**GIVEN REQUEST:** Leave the pictures out. Return all other data exactly.

**DATA LINES:**

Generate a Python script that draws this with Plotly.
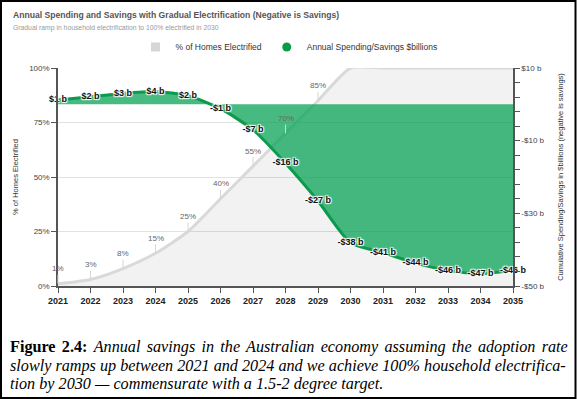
import plotly.graph_objects as go

# ---------------- data ----------------
years = [2021, 2022, 2023, 2024, 2025, 2026, 2027, 2028, 2029, 2030, 2031, 2032, 2033, 2034, 2035]
pct_electrified = [1, 3, 8, 15, 25, 40, 55, 70, 85, 100, 100, 100, 100, 100, 100]
spending_b = [1.2, 2.1, 3.0, 3.5, 2.4, -1.2, -7.0, -16.2, -26.6, -38.1, -40.8, -43.7, -45.7, -46.6, -45.8]

left_tickvals = [0, 25, 50, 75, 100]
left_ticktext = ["0%", "25%", "50%", "75%", "100%"]
right_tickvals = [10, -10, -30, -50]
right_ticktext = ["$10 b", "-$10 b", "-$30 b", "-$50 b"]
year_labels = [str(y) for y in years]

title_text = "Annual Spending and Savings with Gradual Electrification (Negative is Savings)"
subtitle_text = "Gradual ramp in household electrification to 100% electrified in 2030"
caption_lines = [
    '<span style="word-spacing:2.2px"><b>Figure 2.4:</b> <i>Annual savings in the Australian economy assuming the adoption rate</i></span>',
    "<i>slowly ramps up between 2021 and 2024 and we achieve 100% household electrifica-</i>",
    "<i>tion by 2030 \u2014 commensurate with a 1.5-2 degree target.</i>",
]

# ---------------- geometry ----------------
W, H = 577, 399
ML, MR, MT, MB = 58, 64, 68, 113
PW, PH = W - ML - MR, H - MT - MB


def px(x):
    return (x - ML) / PW


def py(y):
    return (H - MB - y) / PH


def money(v):
    r = round(v)
    return f"-${abs(r)} b" if r < 0 else f"${r} b"


GREEN_LINE = "#0c9a4c"
GREEN_FILL = "rgba(0,160,80,0.72)"
GRAY_LINE = "#d9d9d9"
GRAY_FILL = "rgba(0,0,0,0.05)"
AXIS = "#555555"
FONT = "Liberation Sans, Arial, sans-serif"

fig = go.Figure()

fig.add_trace(go.Scatter(
    x=years, y=pct_electrified, mode="lines", fill="tozeroy",
    fillcolor=GRAY_FILL, line=dict(color=GRAY_LINE, width=3, shape="spline", smoothing=0.6),
    showlegend=False, hoverinfo="skip", yaxis="y",
))

fig.add_trace(go.Scatter(
    x=years, y=spending_b, mode="lines+text", fill="tozeroy",
    fillcolor=GREEN_FILL, line=dict(color=GREEN_LINE, width=3, shape="spline", smoothing=0.6),
    text=[money(v) for v in spending_b], textposition="middle center",
    textfont=dict(family=FONT, size=9, color="#111111", weight="bold",
                  shadow="1px 1px 1px #fff, -1px -1px 1px #fff, 1px -1px 1px #fff, -1px 1px 1px #fff"),
    showlegend=False, hoverinfo="skip", yaxis="y2", cliponaxis=False,
))

# legend-only entries
fig.add_trace(go.Scatter(x=[None], y=[None], mode="markers", name="% of Homes Electrified",
                         marker=dict(symbol="square", size=9, color="#d6d6d6")))
fig.add_trace(go.Scatter(x=[None], y=[None], mode="markers", name="Annual Spending/Savings $billions",
                         marker=dict(symbol="circle", size=9, color="#0a9b48"), yaxis="y2"))

annotations = []
# percentage labels with stems
for yr, p in zip(years, pct_electrified):
    if p < 100:
        annotations.append(dict(
            x=yr, y=p, xref="x", yref="y", text=f"{p}%", showarrow=True,
            arrowhead=0, arrowwidth=1, arrowcolor="#d6d6d6", ax=0, ay=-15,
            font=dict(family=FONT, size=8, color="#666666"),
        ))

annotations.append(dict(x=px(11), y=py(15), xref="paper", yref="paper", xanchor="left", yanchor="middle",
                        text=f"<b>{title_text}</b>", showarrow=False,
                        font=dict(family=FONT, size=8.6, color="#555555")))
annotations.append(dict(x=px(11), y=py(27.5), xref="paper", yref="paper", xanchor="left", yanchor="middle",
                        text=subtitle_text, showarrow=False,
                        font=dict(family=FONT, size=6.8, color="#9a9a9a")))

for i, line in enumerate(caption_lines):
    annotations.append(dict(x=px(8), y=py(347 + i * 18.7), xref="paper", yref="paper",
                            xanchor="left", yanchor="middle", text=line, showarrow=False,
                            font=dict(family="Liberation Serif, Times New Roman, serif", size=16.2, color="#000000")))

shapes = [dict(type="rect", xref="paper", yref="paper", x0=px(1), x1=px(575.5), y0=py(1), y1=py(398),
               line=dict(color="#000000", width=2), layer="above")]

fig.update_layout(
    width=W, height=H, margin=dict(l=ML, r=MR, t=MT, b=MB),
    paper_bgcolor="white", plot_bgcolor="white",
    font=dict(family=FONT, color="#444444"),
    showlegend=True,
    legend=dict(orientation="h", x=px(289), xanchor="center", y=py(47), yanchor="middle",
                font=dict(family=FONT, size=8.5, color="#333333"), itemwidth=30,
                bgcolor="rgba(0,0,0,0)"),
    xaxis=dict(range=[2021, 2035], tickvals=years, ticktext=year_labels,
               tickfont=dict(family=FONT, size=9, color="#222222", weight="bold"),
               showgrid=False, showline=True, linecolor=AXIS, linewidth=1.5,
               ticks="outside", ticklen=5, tickcolor=AXIS, zeroline=False),
    yaxis=dict(range=[0, 100], tickvals=left_tickvals, ticktext=left_ticktext,
               tickfont=dict(family=FONT, size=8, color="#444444"),
               showgrid=True, gridcolor="#e2e2e2", gridwidth=1,
               showline=True, linecolor=AXIS, linewidth=1.5,
               ticks="outside", ticklen=5, tickcolor=AXIS, zeroline=False,
               title=dict(text="% of Homes Electrified", font=dict(family=FONT, size=7.5, color="#333333"),
                          standoff=10)),
    yaxis2=dict(range=[-50, 10], overlaying="y", side="right", tickvals=right_tickvals,
                ticktext=right_ticktext, tickfont=dict(family=FONT, size=8, color="#444444"),
                showgrid=False, showline=True, linecolor=AXIS, linewidth=1.5,
                ticks="outside", ticklen=5, tickcolor=AXIS, zeroline=False,
                minor=dict(dtick=4, tick0=10, ticks="outside", ticklen=5, tickcolor=AXIS),
                title=dict(text="Cumulative Spending/Savings in $billions (negative is savings)",
                           font=dict(family=FONT, size=7.5, color="#333333"), standoff=14)),
    annotations=annotations,
    shapes=shapes,
)

fig.write_html("out.html", config={"displayModeBar": False},
               post_script="document.body.style.margin='0px';document.body.style.overflow='hidden';")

**ANSWER TO THIS EXERCISE:**
Generate a Python script that draws this with Plotly.
import plotly.graph_objects as go

# ---------------- data ----------------
years = [2021, 2022, 2023, 2024, 2025, 2026, 2027, 2028, 2029, 2030, 2031, 2032, 2033, 2034, 2035]
pct_electrified = [1, 3, 8, 15, 25, 40, 55, 70, 85, 100, 100, 100, 100, 100, 100]
spending_b = [1.2, 2.1, 3.0, 3.5, 2.4, -1.2, -7.0, -16.2, -26.6, -38.1, -40.8, -43.7, -45.7, -46.6, -45.8]

left_tickvals = [0, 25, 50, 75, 100]
left_ticktext = ["0%", "25%", "50%", "75%", "100%"]
right_tickvals = [10, -10, -30, -50]
right_ticktext = ["$10 b", "-$10 b", "-$30 b", "-$50 b"]
year_labels = [str(y) for y in years]

title_text = "Annual Spending and Savings with Gradual Electrification (Negative is Savings)"
subtitle_text = "Gradual ramp in household electrification to 100% electrified in 2030"
caption_lines = [
    '<span style="word-spacing:2.2px"><b>Figure 2.4:</b> <i>Annual savings in the Australian economy assuming the adoption rate</i></span>',
    "<i>slowly ramps up between 2021 and 2024 and we achieve 100% household electrifica-</i>",
    "<i>tion by 2030 \u2014 commensurate with a 1.5-2 degree target.</i>",
]

# ---------------- geometry ----------------
W, H = 577, 399
ML, MR, MT, MB = 58, 64, 68, 113
PW, PH = W - ML - MR, H - MT - MB


def px(x):
    return (x - ML) / PW


def py(y):
    return (H - MB - y) / PH


def money(v):
    r = round(v)
    return f"-${abs(r)} b" if r < 0 else f"${r} b"


GREEN_LINE = "#0c9a4c"
GREEN_FILL = "rgba(0,160,80,0.72)"
GRAY_LINE = "#d9d9d9"
GRAY_FILL = "rgba(0,0,0,0.05)"
AXIS = "#555555"
FONT = "Liberation Sans, Arial, sans-serif"

fig = go.Figure()

fig.add_trace(go.Scatter(
    x=years, y=pct_electrified, mode="lines", fill="tozeroy",
    fillcolor=GRAY_FILL, line=dict(color=GRAY_LINE, width=3, shape="spline", smoothing=0.6),
    showlegend=False, hoverinfo="skip", yaxis="y",
))

fig.add_trace(go.Scatter(
    x=years, y=spending_b, mode="lines+text", fill="tozeroy",
    fillcolor=GREEN_FILL, line=dict(color=GREEN_LINE, width=3, shape="spline", smoothing=0.6),
    text=[money(v) for v in spending_b], textposition="middle center",
    textfont=dict(family=FONT, size=9, color="#111111", weight="bold",
                  shadow="1px 1px 1px #fff, -1px -1px 1px #fff, 1px -1px 1px #fff, -1px 1px 1px #fff"),
    showlegend=False, hoverinfo="skip", yaxis="y2", cliponaxis=False,
))

# legend-only entries
fig.add_trace(go.Scatter(x=[None], y=[None], mode="markers", name="% of Homes Electrified",
                         marker=dict(symbol="square", size=9, color="#d6d6d6")))
fig.add_trace(go.Scatter(x=[None], y=[None], mode="markers", name="Annual Spending/Savings $billions",
                         marker=dict(symbol="circle", size=9, color="#0a9b48"), yaxis="y2"))

annotations = []
# percentage labels with stems
for yr, p in zip(years, pct_electrified):
    if p < 100:
        annotations.append(dict(
            x=yr, y=p, xref="x", yref="y", text=f"{p}%", showarrow=True,
            arrowhead=0, arrowwidth=1, arrowcolor="#d6d6d6", ax=0, ay=-15,
            font=dict(family=FONT, size=8, color="#666666"),
        ))

annotations.append(dict(x=px(11), y=py(15), xref="paper", yref="paper", xanchor="left", yanchor="middle",
                        text=f"<b>{title_text}</b>", showarrow=False,
                        font=dict(family=FONT, size=8.6, color="#555555")))
annotations.append(dict(x=px(11), y=py(27.5), xref="paper", yref="paper", xanchor="left", yanchor="middle",
                        text=subtitle_text, showarrow=False,
                        font=dict(family=FONT, size=6.8, color="#9a9a9a")))

for i, line in enumerate(caption_lines):
    annotations.append(dict(x=px(8), y=py(347 + i * 18.7), xref="paper", yref="paper",
                            xanchor="left", yanchor="middle", text=line, showarrow=False,
                            font=dict(family="Liberation Serif, Times New Roman, serif", size=16.2, color="#000000")))

shapes = [dict(type="rect", xref="paper", yref="paper", x0=px(1), x1=px(575.5), y0=py(1), y1=py(398),
               line=dict(color="#000000", width=2), layer="above")]

fig.update_layout(
    width=W, height=H, margin=dict(l=ML, r=MR, t=MT, b=MB),
    paper_bgcolor="white", plot_bgcolor="white",
    font=dict(family=FONT, color="#444444"),
    showlegend=True,
    legend=dict(orientation="h", x=px(289), xanchor="center", y=py(47), yanchor="middle",
                font=dict(family=FONT, size=8.5, color="#333333"), itemwidth=30,
                bgcolor="rgba(0,0,0,0)"),
    xaxis=dict(range=[2021, 2035], tickvals=years, ticktext=year_labels,
               tickfont=dict(family=FONT, size=9, color="#222222", weight="bold"),
               showgrid=False, showline=True, linecolor=AXIS, linewidth=1.5,
               ticks="outside", ticklen=5, tickcolor=AXIS, zeroline=False),
    yaxis=dict(range=[0, 100], tickvals=left_tickvals, ticktext=left_ticktext,
               tickfont=dict(family=FONT, size=8, color="#444444"),
               showgrid=True, gridcolor="#e2e2e2", gridwidth=1,
               showline=True, linecolor=AXIS, linewidth=1.5,
               ticks="outside", ticklen=5, tickcolor=AXIS, zeroline=False,
               title=dict(text="% of Homes Electrified", font=dict(family=FONT, size=7.5, color="#333333"),
                          standoff=10)),
    yaxis2=dict(range=[-50, 10], overlaying="y", side="right", tickvals=right_tickvals,
                ticktext=right_ticktext, tickfont=dict(family=FONT, size=8, color="#444444"),
                showgrid=False, showline=True, linecolor=AXIS, linewidth=1.5,
                ticks="outside", ticklen=5, tickcolor=AXIS, zeroline=False,
                minor=dict(dtick=4, tick0=10, ticks="outside", ticklen=5, tickcolor=AXIS),
                title=dict(text="Cumulative Spending/Savings in $billions (negative is savings)",
                           font=dict(family=FONT, size=7.5, color="#333333"), standoff=14)),
    annotations=annotations,
    shapes=shapes,
)

fig.write_html("out.html", config={"displayModeBar": False},
               post_script="document.body.style.margin='0px';document.body.style.overflow='hidden';")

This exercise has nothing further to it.